Deflationary Patterns You’ll Meet
- Capped-supply + falling issuance – Bitcoin-style halvings (dis-inflationary until 21M).
- Tx-tax burn tokens – Safemoon, EverReflect, etc.; tax 1–2% on every transfer, split between burn and holders.
- Revenue burners – Binance uses ~20% of quarterly profit to buy & burn BNB until 100M left.
- Sink economies – AXS breeding fees, STEP’N shoe-minting, ENS registration costs—tokens vanish as users consume services.
Live Examples (verify latest burns yourself)
- BNB – Auto-burn formula + quarterly profit burns; target 100M left.
- Ethereum (post-1559) – Base fee burned every block; net supply can deflate when usage is high.
- Shiba Inu – Team burns portions of treasury and NFT mint proceeds; community runs “burn playlists.”
- Fantom (FTM) – Governance voted to burn 10% of block rewards; plus on-chain fees burned.
- KCS (KuCoin Token) – Daily buy-back & burn from exchange revenue.
Benefits
- Scarcity narrative – easy for retail to grasp “number go down, price go up.”
- Holder alignment – fee-funded burns tie network activity to token value capture.
- Auditable – burn addresses and tx taxes are visible on-chain; no black-box repurchases.
- Marketing spice – deflationary pitch attracts early liquidity and social media buzz.
Risks & Side Effects
- Liquidity shrink – excessive burns can thin order-books and increase volatility.

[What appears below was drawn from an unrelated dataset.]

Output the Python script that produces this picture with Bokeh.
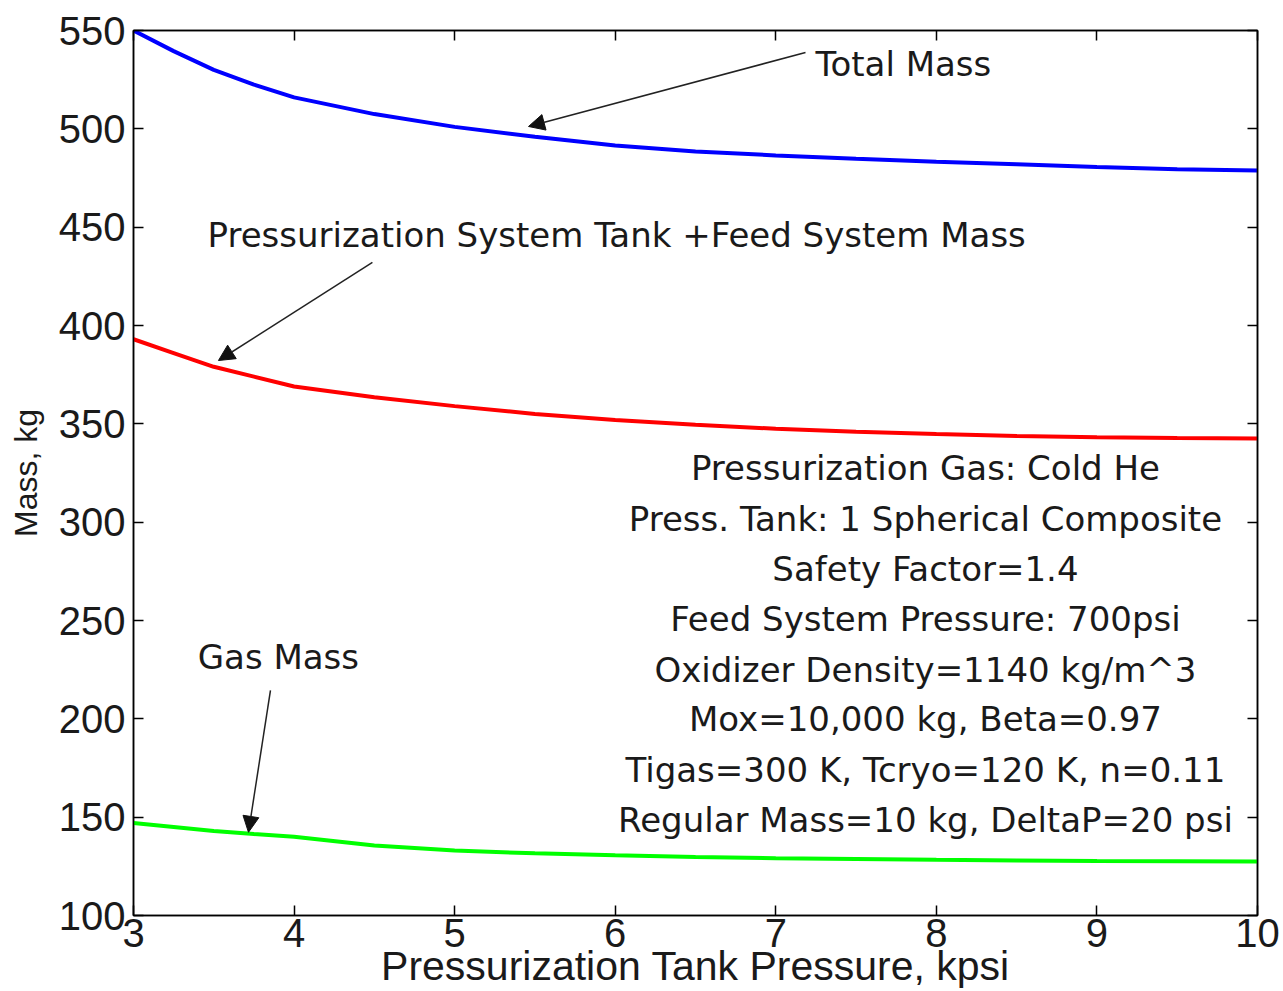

- Hoarding incentive – users delay spending if they expect tomorrow’s token to be scarcer (bad for utility coins).
- Perverse taxes – high transfer taxes discourage arbitrage and CEX listings.
- Fundamental mask – teams may hype burns to hide lack of product-market fit.

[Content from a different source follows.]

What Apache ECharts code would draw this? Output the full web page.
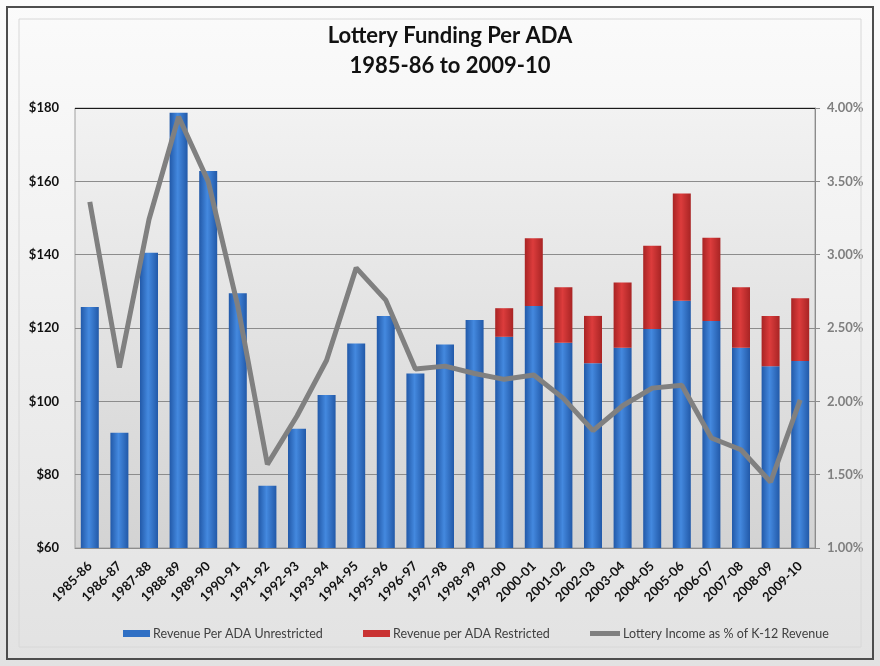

- Centralised burns – admin-key burns or undisclosed buy-backs can be paused or reversed.
Due-Diligence Checklist
- Read tokenomics paper – is burn % fixed or governance mutable?
- Inspect burn address on explorer – confirm supply is really destroyed.
- Check burn size vs float – 0.01% monthly is cosmetic; 2%+ can matter.
- Revenue source – protocol revenue burns are stronger than inflationary mint→burn loops.
- Audit & code – ensure burn logic can’t be disabled or upgraded maliciously.
- Demand side – burns help only if users, fees, or real sinks exist.
Final Thoughts
Deflationary design is a scalpel, not a magic wand. When tied to genuine usage (fees, sinks, revenue) it can tighten supply and reward long-term holders. When used as a marketing gimmick—tiny burns, endless mint, or opaque buy-backs—it adds noise without value. Treat every “burn” headline with scepticism: verify on-chain evidence, weigh demand drivers, and never let smoke substitute for substance.